** SUPPLIED MATERIAL **
━━━━━━━━

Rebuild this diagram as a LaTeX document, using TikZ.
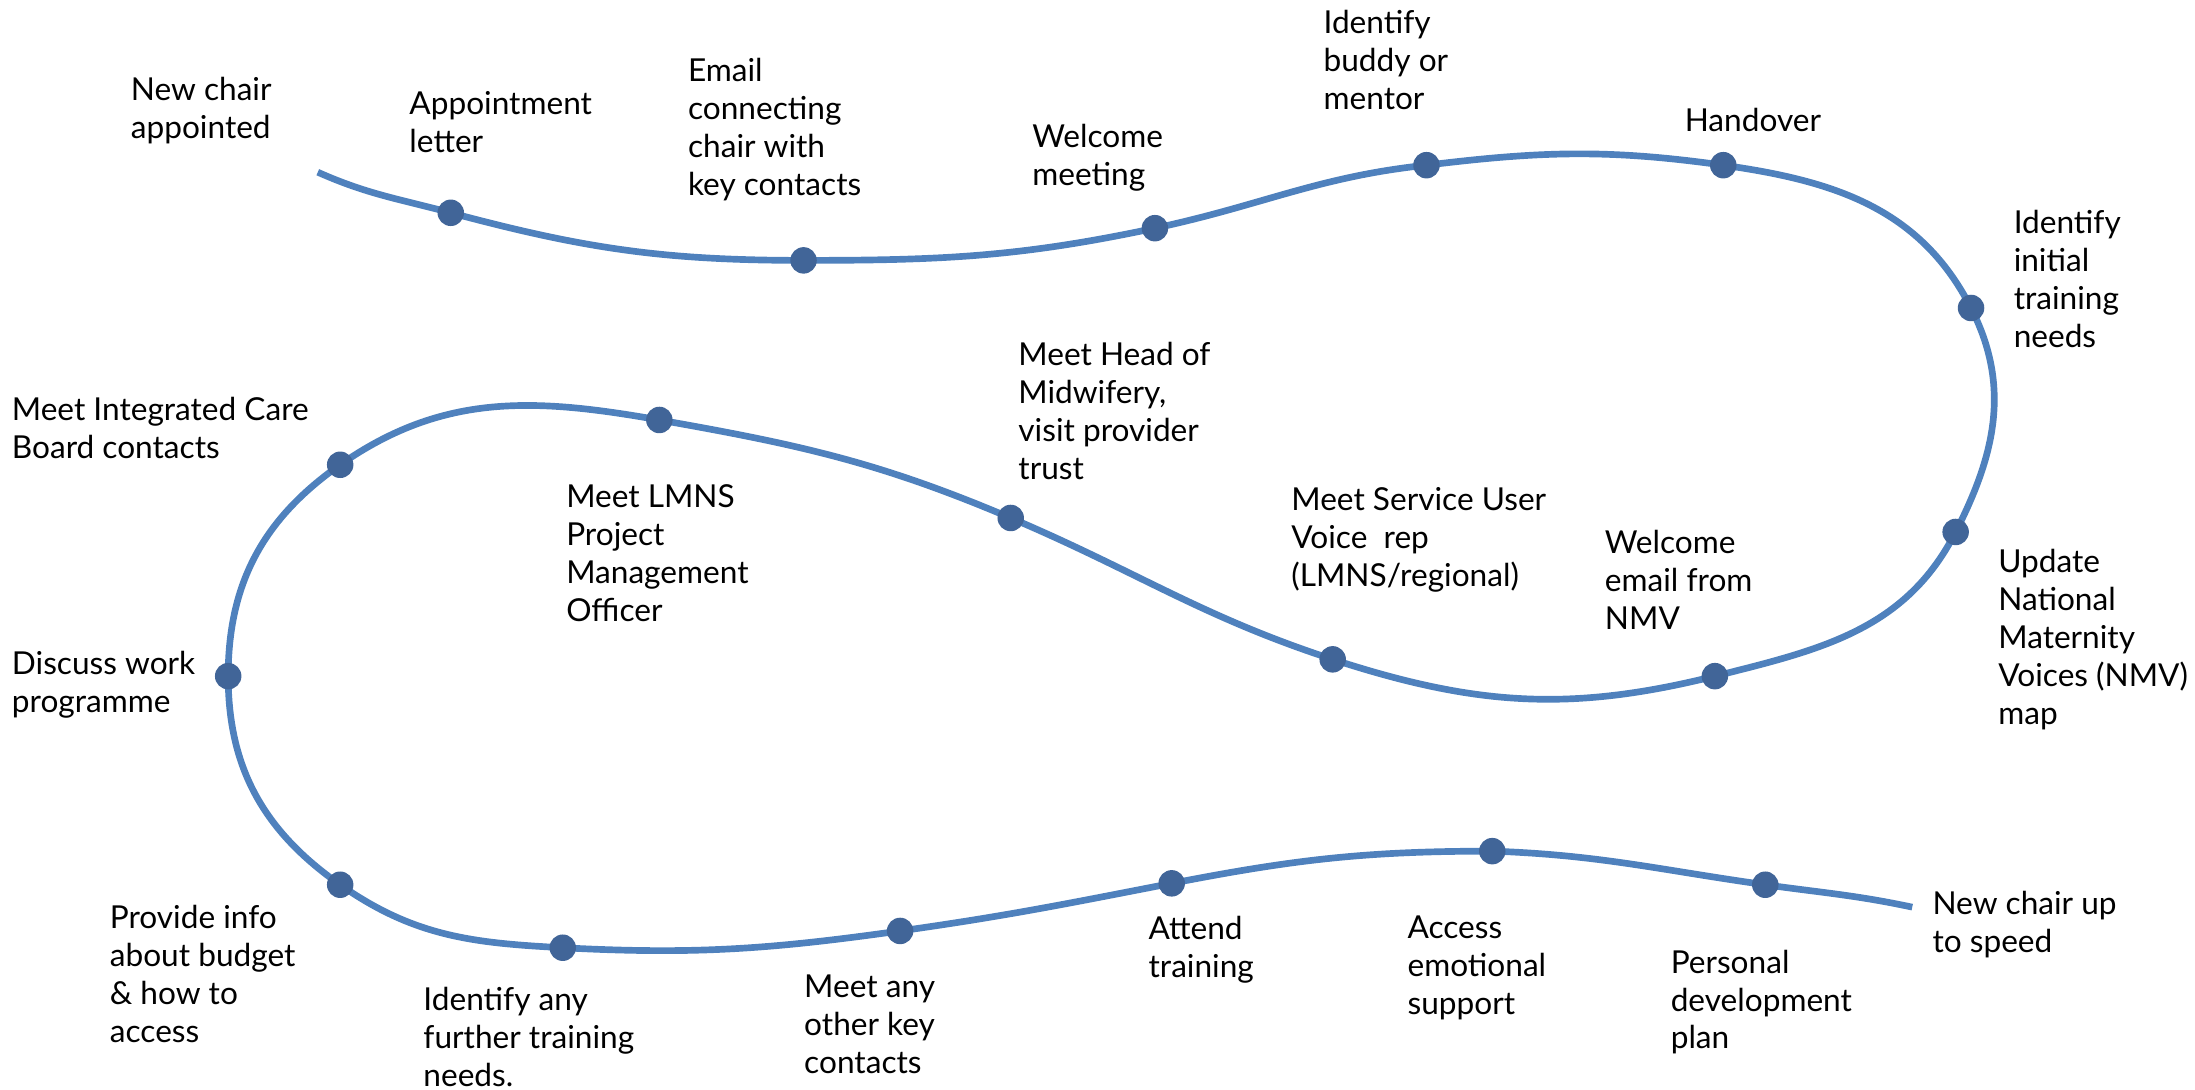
\documentclass[tikz,border=0pt]{standalone}
\usepackage{fontspec}
\setmainfont{Lato}
\usetikzlibrary{backgrounds}
\definecolor{trailclr}{RGB}{79,129,189}
\definecolor{dotclr}{RGB}{65,101,152}
\definecolor{txtclr}{RGB}{0,0,0}
\tikzset{
  mstone/.style={circle,fill=dotclr,minimum size=0.265cm,inner sep=0pt},
  trail/.style={draw=trailclr,line width=1.9pt},
  lbl/.style={anchor=north west,inner sep=0pt,align=left,
    font=\fontsize{9}{10.8}\selectfont,text=txtclr},
}
\begin{document}
\begin{tikzpicture}[x=0.014cm,y=-0.014cm]
  \useasboundingbox (0,0) rectangle (1568,778);

  % milestones along the route
  \foreach \n/\x/\y in {d1/322/152,d2/574/186,d3/825/163,d4/1019/118,
      d5/1231/118,d6/1408/220,d7/1397/380,d8/1225/483,d9/952/471,
      d10/722/370,d11/471/300,d12/243/332,d13/163/483,d14/243/632,
      d15/402/677,d16/643/665,d17/837/631,d18/1066/608,d19/1261/632}
    \node[mstone] (\n) at (\x,\y) {};
  \coordinate (start)  at (227,123);
  \coordinate (finish) at (1366,648);

  % the route itself, piece by piece
  \begin{scope}[on background layer]
    \foreach \a/\b/\o/\i in {start/d1/-24/165, d1/d2/-15/180, d2/d3/0/192,
        d3/d4/12/186, d4/d5/7/172, d5/d6/-8/117, d6/d7/-63/63,
        d7/d8/243/14, d8/d9/194/-18, d9/d10/162/-23, d10/d11/157/-10,
        d11/d12/170/35, d12/d13/215/90, d13/d14/270/145, d14/d15/-35/177,
        d15/d16/-3/188, d16/d17/8/191, d17/d18/11/180, d18/d19/-2/172,
        d19/finish/-8/168}
      \draw[trail] (\a.center) to[out=\o,in=\i] (\b.center);
  \end{scope}

  % labels
  \node[lbl] (tstart)  at (93,55)    {New chair\\appointed};
  \node[lbl] (tletter) at (292,65)   {Appointment\\letter};
  \node[lbl] (temail)  at (491,41)   {Email\\connecting\\chair with\\key contacts};
  \node[lbl] (twelc)   at (737,88)   {Welcome\\meeting};
  \node[lbl] (tbuddy)  at (945,7)    {Identify\\buddy or\\mentor};
  \node[lbl] (thand)   at (1203,77)  {Handover};
  \node[lbl] (tinit)   at (1438,150) {Identify\\initial\\training\\needs};
  \node[lbl] (tmap)    at (1427,392) {Update\\National\\Maternity\\Voices (NMV)\\map};
  \node[lbl] (tnmv)    at (1146,378) {Welcome\\email from\\NMV};
  \node[lbl] (tsuv)    at (922,348)  {Meet Service User\\Voice\ \ rep\\(LMNS/regional)};
  \node[lbl] (thom)    at (727,244)  {Meet Head of\\Midwifery,\\visit provider\\trust};
  \node[lbl] (tlmns)   at (404,346)  {Meet LMNS\\Project\\Management\\Officer};
  \node[lbl] (ticb)    at (8,283)    {Meet Integrated Care\\Board contacts};
  \node[lbl] (twork)   at (8,465)    {Discuss work\\programme};
  \node[lbl] (tbudget) at (78,646)   {Provide info\\about budget\\\& how to\\access};
  \node[lbl] (tfurth)  at (302,705)  {Identify any\\further training\\needs.};
  \node[lbl] (tother)  at (574,696)  {Meet any\\other key\\contacts};
  \node[lbl] (tattend) at (820,654)  {Attend\\training};
  \node[lbl] (tsupp)   at (1005,654) {Access\\emotional\\support};
  \node[lbl] (tpdp)    at (1193,678) {Personal\\development\\plan};
  \node[lbl] (tend)    at (1380,636) {New chair up\\to speed};
\end{tikzpicture}
\end{document}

━━━━━━━━

** PROBLEM **
Repeat the listing above up to and including the line with "(0,0) rectangle (1568,778);", starting from its first line. Drop any pictures.

** CORRECT RESPONSE **
Rebuild this diagram as a LaTeX document, using TikZ.
\documentclass[tikz,border=0pt]{standalone}
\usepackage{fontspec}
\setmainfont{Lato}
\usetikzlibrary{backgrounds}
\definecolor{trailclr}{RGB}{79,129,189}
\definecolor{dotclr}{RGB}{65,101,152}
\definecolor{txtclr}{RGB}{0,0,0}
\tikzset{
  mstone/.style={circle,fill=dotclr,minimum size=0.265cm,inner sep=0pt},
  trail/.style={draw=trailclr,line width=1.9pt},
  lbl/.style={anchor=north west,inner sep=0pt,align=left,
    font=\fontsize{9}{10.8}\selectfont,text=txtclr},
}
\begin{document}
\begin{tikzpicture}[x=0.014cm,y=-0.014cm]
  \useasboundingbox (0,0) rectangle (1568,778);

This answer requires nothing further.